ISEMI, that was established in 1996, is an incubator for business entrepreneurship that combines degree studies, diploma studies, business consultancy and assistance in the capital raising process. To facilitate the study of the secrets of creating and managing business enterprises in the global market, at ISEMI they believe that the real world must be brought into the classroom. The students work on real projects, in a way that imitates the teamwork in startup companies.“After my army service I went abroad”, she continues, “with my dream of becoming a translator. I quickly realized that in this position I would just be a tool for others to say what they wanted, and that apparently did not suit me, because I wanted to say things myself. When I reached Harvard, I was exposed to a new field which I believed would enable me to do that: entrepreneurship. In Israel nobody had really heard of this field.” Today Katzenstein is considered one of the founders of this field of knowledge in Israel.
Why did you decide to return to Israel?
Katzenstein smiles: “I promised myself I’d return to Israel when it had a Japanese restaurant. When I came back in 1982, there were five…” On a more serious note, she adds: “I believe in the saying that man is a template of his native country. This is where I wanted to raise my children, so I returned. True, it was harder economically and in business terms, but I’m glad I did it.”At first, she gave workshops on entrepreneurship as a faculty lecturer at the Hebrew University. The workshops attracted the heads of leading companies, large military and other organizations, and so on. “After a time, I felt that this was still not it, that I was giving knowledge to the people who needed it the least, in frameworks where entrepreneurship was in any case limited. I understood that as a consultant and trainer my influence was limited, and if I wanted to have an impact on the business world and on the potential for entrepreneurship in Israel, I had to be in the field. That’s when I had the idea of establishing the college, and indeed here I am fully involved with the students’ ventures.”
We hear the world “entrepreneurship” a lot these days. How do you perceive it?
“Entrepreneurship means taking responsibility for your life. What does this mean? Entrepreneurship isn’t measured by what organization you lead and how much it earns. Entrepreneurship is a mental condition, in which you are committed to making a change, in your organizational environment. The change must include the ambition to grow, and the tools for implementing entrepreneurship are business tools.
So entrepreneurship is “for everyone”?
Entrepreneurship isn’t just for high tech. We develop three kinds of entrepreneurship. The first is establishing a business of any kind, and indeed most new businesses today are in the area of business services, far removed from high tech. The second is to encourage intrapreneurship, meaning significant change within an organizational framework, which among other things also has an economic effect. The third kind, which is becoming very fashionable and relevant at present with the collapse of the “welfare state”, is social entrepreneurship. This deals with all types of non-profit organizations using economic tools.
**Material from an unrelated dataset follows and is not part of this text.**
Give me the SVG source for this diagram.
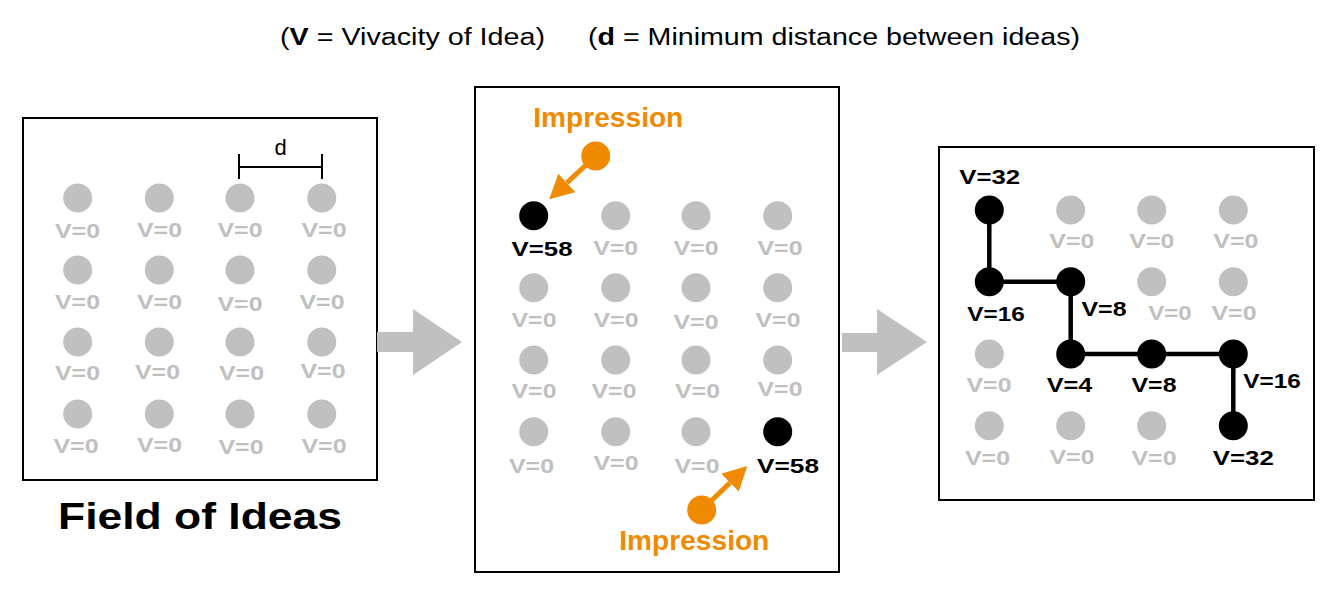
<svg xmlns="http://www.w3.org/2000/svg" width="1334" height="590" viewBox="0 0 1334 590">
<style>
.box{fill:#fff;stroke:#000;stroke-width:2}
.g{fill:#c0c0c0}
.k{fill:#000}
.o{fill:#f08a00}
.t{font-family:"Liberation Sans",Arial,sans-serif;font-weight:bold;font-size:21px;text-anchor:middle}
.tg{fill:#c0c0c0}
.tk{fill:#000}
.imp{font-family:"Liberation Sans",Arial,sans-serif;font-weight:bold;font-size:27px;fill:#f08a00;text-anchor:middle}
.title{font-family:"Liberation Sans",Arial,sans-serif;font-size:23px;fill:#000}
.path{fill:none;stroke:#000;stroke-width:4.5;stroke-linejoin:miter}
.oline{stroke:#f08a00;stroke-width:5;fill:none}
</style>
<defs>
<marker id="oh" viewBox="0 0 24 25" refX="0" refY="12.5" markerWidth="24" markerHeight="25" markerUnits="userSpaceOnUse" orient="auto">
<path d="M0,0 L24,12.5 L0,25 z" fill="#f08a00"/>
</marker>
</defs>
<rect width="1334" height="590" fill="#fff"/>

<g id="title">
<text class="title" x="280" y="45" textLength="265" lengthAdjust="spacingAndGlyphs">(<tspan font-weight="bold">V</tspan> = Vivacity of Idea)</text>
<text class="title" x="588" y="45" textLength="492" lengthAdjust="spacingAndGlyphs">(<tspan font-weight="bold">d</tspan> = Minimum distance between ideas)</text>
</g>

<!-- Panel 1 -->
<g id="panel1">
<rect class="box" x="23" y="118" width="354" height="362"/>
<g id="dmeasure" stroke="#000" stroke-width="2">
<line x1="239" y1="167" x2="322" y2="167"/>
<line x1="239" y1="154" x2="239" y2="179"/>
<line x1="322" y1="154" x2="322" y2="179"/>
</g>
<text x="280.5" y="155" font-family="Liberation Sans,Arial,sans-serif" font-size="22" text-anchor="middle">d</text>
<g id="p1n11"><circle class="g" cx="77.7" cy="198" r="14.5"/><text class="t tg" x="77.5" y="238" textLength="45" lengthAdjust="spacingAndGlyphs">V=0</text></g>
<g id="p1n12"><circle class="g" cx="159.3" cy="198" r="14.5"/><text class="t tg" x="159.5" y="237" textLength="45" lengthAdjust="spacingAndGlyphs">V=0</text></g>
<g id="p1n13"><circle class="g" cx="240" cy="198" r="14.5"/><text class="t tg" x="240" y="237" textLength="45" lengthAdjust="spacingAndGlyphs">V=0</text></g>
<g id="p1n14"><circle class="g" cx="321.7" cy="198" r="14.5"/><text class="t tg" x="324" y="237" textLength="45" lengthAdjust="spacingAndGlyphs">V=0</text></g>
<g id="p1n21"><circle class="g" cx="77.7" cy="270" r="14.5"/><text class="t tg" x="77.5" y="309" textLength="45" lengthAdjust="spacingAndGlyphs">V=0</text></g>
<g id="p1n22"><circle class="g" cx="159.3" cy="270" r="14.5"/><text class="t tg" x="159.5" y="309" textLength="45" lengthAdjust="spacingAndGlyphs">V=0</text></g>
<g id="p1n23"><circle class="g" cx="240" cy="270" r="14.5"/><text class="t tg" x="240" y="311" textLength="45" lengthAdjust="spacingAndGlyphs">V=0</text></g>
<g id="p1n24"><circle class="g" cx="321.7" cy="270" r="14.5"/><text class="t tg" x="322" y="309" textLength="45" lengthAdjust="spacingAndGlyphs">V=0</text></g>
<g id="p1n31"><circle class="g" cx="77.7" cy="342" r="14.5"/><text class="t tg" x="77.5" y="380" textLength="45" lengthAdjust="spacingAndGlyphs">V=0</text></g>
<g id="p1n32"><circle class="g" cx="159.3" cy="342" r="14.5"/><text class="t tg" x="157.5" y="379" textLength="45" lengthAdjust="spacingAndGlyphs">V=0</text></g>
<g id="p1n33"><circle class="g" cx="240" cy="342" r="14.5"/><text class="t tg" x="241.5" y="380" textLength="45" lengthAdjust="spacingAndGlyphs">V=0</text></g>
<g id="p1n34"><circle class="g" cx="321.7" cy="342" r="14.5"/><text class="t tg" x="323" y="378" textLength="45" lengthAdjust="spacingAndGlyphs">V=0</text></g>
<g id="p1n41"><circle class="g" cx="77.7" cy="414" r="14.5"/><text class="t tg" x="76" y="453" textLength="45" lengthAdjust="spacingAndGlyphs">V=0</text></g>
<g id="p1n42"><circle class="g" cx="159.3" cy="414" r="14.5"/><text class="t tg" x="159.5" y="452" textLength="45" lengthAdjust="spacingAndGlyphs">V=0</text></g>
<g id="p1n43"><circle class="g" cx="240" cy="414" r="14.5"/><text class="t tg" x="241" y="454" textLength="45" lengthAdjust="spacingAndGlyphs">V=0</text></g>
<g id="p1n44"><circle class="g" cx="321.7" cy="414" r="14.5"/><text class="t tg" x="324" y="453" textLength="45" lengthAdjust="spacingAndGlyphs">V=0</text></g>
<text x="58" y="529" font-family="Liberation Sans,Arial,sans-serif" font-weight="bold" font-size="36" textLength="284" lengthAdjust="spacingAndGlyphs">Field of Ideas</text>
</g>

<!-- Panel 2 -->
<g id="panel2">
<rect class="box" x="475" y="87" width="364" height="485"/>
<g id="p2n11"><circle class="k" cx="533.7" cy="215.7" r="14.5"/><text class="t tk" x="542" y="256" textLength="61" lengthAdjust="spacingAndGlyphs">V=58</text></g>
<g id="p2n12"><circle class="g" cx="615.7" cy="215.7" r="14.5"/><text class="t tg" x="615.7" y="255" textLength="45" lengthAdjust="spacingAndGlyphs">V=0</text></g>
<g id="p2n13"><circle class="g" cx="696" cy="215.7" r="14.5"/><text class="t tg" x="696" y="255" textLength="45" lengthAdjust="spacingAndGlyphs">V=0</text></g>
<g id="p2n14"><circle class="g" cx="777.7" cy="215.7" r="14.5"/><text class="t tg" x="780" y="255" textLength="45" lengthAdjust="spacingAndGlyphs">V=0</text></g>
<g id="p2n21"><circle class="g" cx="533.7" cy="287.7" r="14.5"/><text class="t tg" x="534" y="327" textLength="45" lengthAdjust="spacingAndGlyphs">V=0</text></g>
<g id="p2n22"><circle class="g" cx="615.7" cy="287.7" r="14.5"/><text class="t tg" x="616" y="327" textLength="45" lengthAdjust="spacingAndGlyphs">V=0</text></g>
<g id="p2n23"><circle class="g" cx="696" cy="287.7" r="14.5"/><text class="t tg" x="696" y="328.5" textLength="45" lengthAdjust="spacingAndGlyphs">V=0</text></g>
<g id="p2n24"><circle class="g" cx="777.7" cy="287.7" r="14.5"/><text class="t tg" x="778" y="327" textLength="45" lengthAdjust="spacingAndGlyphs">V=0</text></g>
<g id="p2n31"><circle class="g" cx="533.7" cy="360" r="14.5"/><text class="t tg" x="534" y="398" textLength="45" lengthAdjust="spacingAndGlyphs">V=0</text></g>
<g id="p2n32"><circle class="g" cx="615.7" cy="360" r="14.5"/><text class="t tg" x="614" y="398" textLength="45" lengthAdjust="spacingAndGlyphs">V=0</text></g>
<g id="p2n33"><circle class="g" cx="696" cy="360" r="14.5"/><text class="t tg" x="697.5" y="398" textLength="45" lengthAdjust="spacingAndGlyphs">V=0</text></g>
<g id="p2n34"><circle class="g" cx="777.7" cy="360" r="14.5"/><text class="t tg" x="780" y="396" textLength="45" lengthAdjust="spacingAndGlyphs">V=0</text></g>
<g id="p2n41"><circle class="g" cx="533.7" cy="431.7" r="14.5"/><text class="t tg" x="531.5" y="473" textLength="45" lengthAdjust="spacingAndGlyphs">V=0</text></g>
<g id="p2n42"><circle class="g" cx="615.7" cy="431.7" r="14.5"/><text class="t tg" x="616" y="470" textLength="45" lengthAdjust="spacingAndGlyphs">V=0</text></g>
<g id="p2n43"><circle class="g" cx="696" cy="431.7" r="14.5"/><text class="t tg" x="697" y="473" textLength="45" lengthAdjust="spacingAndGlyphs">V=0</text></g>
<g id="p2n44"><circle class="k" cx="777.7" cy="431.7" r="14.5"/><text class="t tk" x="788" y="473" textLength="62" lengthAdjust="spacingAndGlyphs">V=58</text></g>
<g id="impression1"><circle class="o" cx="595.7" cy="156" r="14.5"/><text class="imp" x="608.3" y="126.5" textLength="150" lengthAdjust="spacingAndGlyphs">Impression</text></g>
<g id="impression2"><circle class="o" cx="701.7" cy="510" r="14.5"/><text class="imp" x="694.3" y="550" textLength="150" lengthAdjust="spacingAndGlyphs">Impression</text></g>
</g>

<!-- Panel 3 -->
<g id="panel3">
<rect class="box" x="939" y="147" width="375" height="353"/>
</g>

<g id="connectors">
<polygon class="g" points="377,332 413,332 413,309 462,342 413,375 413,352 377,352"/>
<polygon class="g" points="842,333 877,333 877,309 927,342 877,375 877,352 842,352"/>
<line class="oline" x1="595.7" y1="156" x2="566.8" y2="182.9" marker-end="url(#oh)"/>
<line class="oline" x1="701.7" y1="510" x2="730" y2="482.7" marker-end="url(#oh)"/>
<polyline class="path" points="989.3,210 989.3,281.7 1070.7,281.7 1070.7,354 1233.3,354 1233.3,425.7"/>
</g>

<g id="panel3-nodes">
<g id="p3n11"><circle class="k" cx="989.3" cy="210" r="14.5"/><text class="t tk" x="989.7" y="184.3" textLength="61" lengthAdjust="spacingAndGlyphs">V=32</text></g>
<g id="p3n12"><circle class="g" cx="1070.7" cy="210" r="14.5"/><text class="t tg" x="1071.8" y="248" textLength="45" lengthAdjust="spacingAndGlyphs">V=0</text></g>
<g id="p3n13"><circle class="g" cx="1151.7" cy="210" r="14.5"/><text class="t tg" x="1151.8" y="248" textLength="45" lengthAdjust="spacingAndGlyphs">V=0</text></g>
<g id="p3n14"><circle class="g" cx="1233.3" cy="210" r="14.5"/><text class="t tg" x="1235.8" y="248" textLength="45" lengthAdjust="spacingAndGlyphs">V=0</text></g>
<g id="p3n21"><circle class="k" cx="989.3" cy="281.7" r="14.5"/><text class="t tk" x="996" y="321" textLength="57.5" lengthAdjust="spacingAndGlyphs">V=16</text></g>
<g id="p3n22"><circle class="k" cx="1070.7" cy="281.7" r="14.5"/><text class="t tk" x="1104" y="316" textLength="45" lengthAdjust="spacingAndGlyphs">V=8</text></g>
<g id="p3n23"><circle class="g" cx="1151.7" cy="281.7" r="14.5"/><text class="t tg" x="1170" y="320" textLength="43.5" lengthAdjust="spacingAndGlyphs">V=0</text></g>
<g id="p3n24"><circle class="g" cx="1233.3" cy="281.7" r="14.5"/><text class="t tg" x="1234" y="320" textLength="45" lengthAdjust="spacingAndGlyphs">V=0</text></g>
<g id="p3n31"><circle class="g" cx="989.3" cy="354" r="14.5"/><text class="t tg" x="989" y="392" textLength="45" lengthAdjust="spacingAndGlyphs">V=0</text></g>
<g id="p3n32"><circle class="k" cx="1070.7" cy="354" r="14.5"/><text class="t tk" x="1069.5" y="392.3" textLength="45.6" lengthAdjust="spacingAndGlyphs">V=4</text></g>
<g id="p3n33"><circle class="k" cx="1151.7" cy="354" r="14.5"/><text class="t tk" x="1154" y="392.3" textLength="45" lengthAdjust="spacingAndGlyphs">V=8</text></g>
<g id="p3n34"><circle class="k" cx="1233.3" cy="354" r="14.5"/><text class="t tk" x="1272" y="388.3" textLength="57.5" lengthAdjust="spacingAndGlyphs">V=16</text></g>
<g id="p3n41"><circle class="g" cx="989.3" cy="425.7" r="14.5"/><text class="t tg" x="987.5" y="465" textLength="45" lengthAdjust="spacingAndGlyphs">V=0</text></g>
<g id="p3n42"><circle class="g" cx="1070.7" cy="425.7" r="14.5"/><text class="t tg" x="1072" y="463.5" textLength="45" lengthAdjust="spacingAndGlyphs">V=0</text></g>
<g id="p3n43"><circle class="g" cx="1151.7" cy="425.7" r="14.5"/><text class="t tg" x="1154" y="465" textLength="45" lengthAdjust="spacingAndGlyphs">V=0</text></g>
<g id="p3n44"><circle class="k" cx="1233.3" cy="425.7" r="14.5"/><text class="t tk" x="1243.3" y="465" textLength="61" lengthAdjust="spacingAndGlyphs">V=32</text></g>
</g>
</svg>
In the modern era, entrepreneurship is the solution for women, because it allows them to break through the so-called ‘glass ceiling’. As soon as the channels for advancement in organizations are examined with the help of entrepreneurial tools, business cliques and army regiments are no longer relevant. They are replaced by other criteria for promotion, such as performance. I can say with certainty, and from inside information, that this is why half the management force in Israeli banks consists of women. As soon as the criteria are clear, then women advance more quickly, since there’s no more room for special arrangements.
So why do you think that we still see fewer women in key positions?
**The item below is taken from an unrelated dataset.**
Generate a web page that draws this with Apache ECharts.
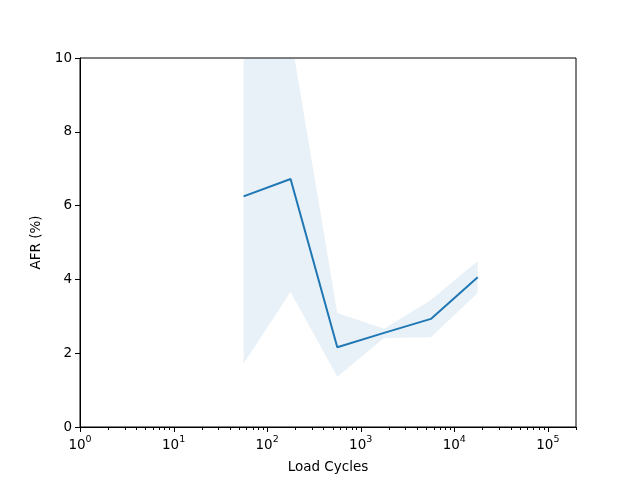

The answer is simple: socialization. Women still perceive themselves in terms of motherhood and the home, so that if they want a career they have to find a way of combining this with the home aspect. This female situation is very difficult and demanding, and requires a lot of strength, and not everyone is prepared to take it on. I’m sure that it’s not that women are incapable, but they simple want to make it easier for themselves. Of course it’s fine if they don’t want to combine the two things, but many women aren’t aware of the fact that they have essentially chosen one side of the equation. In this sense, I think that we must take responsibility for our decisions as women. So yes, a woman who goes back to work after three months maternity leave will see her child about as much as the father, and her salary will go to pay a child minder, but on the other hand she will maintain her employment continuity, and will continue to advance in her workplace, and of course this is also important.
In this context, I’m not ignoring the fact that the whole system is not exactly supportive of women who want to combine career and family. There is no doubt that matters such as the long school day or the lack of tax relief for help in the home are problematic.
Problems = opportunities
Businesses are built on ideas. Every idea that comes up is the expression of an unmet need. If we learn to relate to problems as opportunities, then we’ve taken the first step towards developing business thinking. And if we’re saying that women encounter more problems on their way to realizing business entrepreneurship, then we’re actually saying that this presents us women with more opportunities. There are many examples. Women have a problem with money. They are afraid to value themselves, to negotiate on behalf of themselves, and to ask for suitable pay for their work. Entrepreneurship forces us to stand up and say: this is what I’m worth!
In conclusion, can you give a recommendation or advice, in the spirit of entrepreneurship?
Certainly. I think that each of us has to ask herself four important questions:
1. What am I good at? What can I do at a skillful level?
2. What do I enjoy doing?
3. What is my dream?
4. Who can help me achieve this dream?
You’ll be surprised to discover that there are many people who will be glad to help you!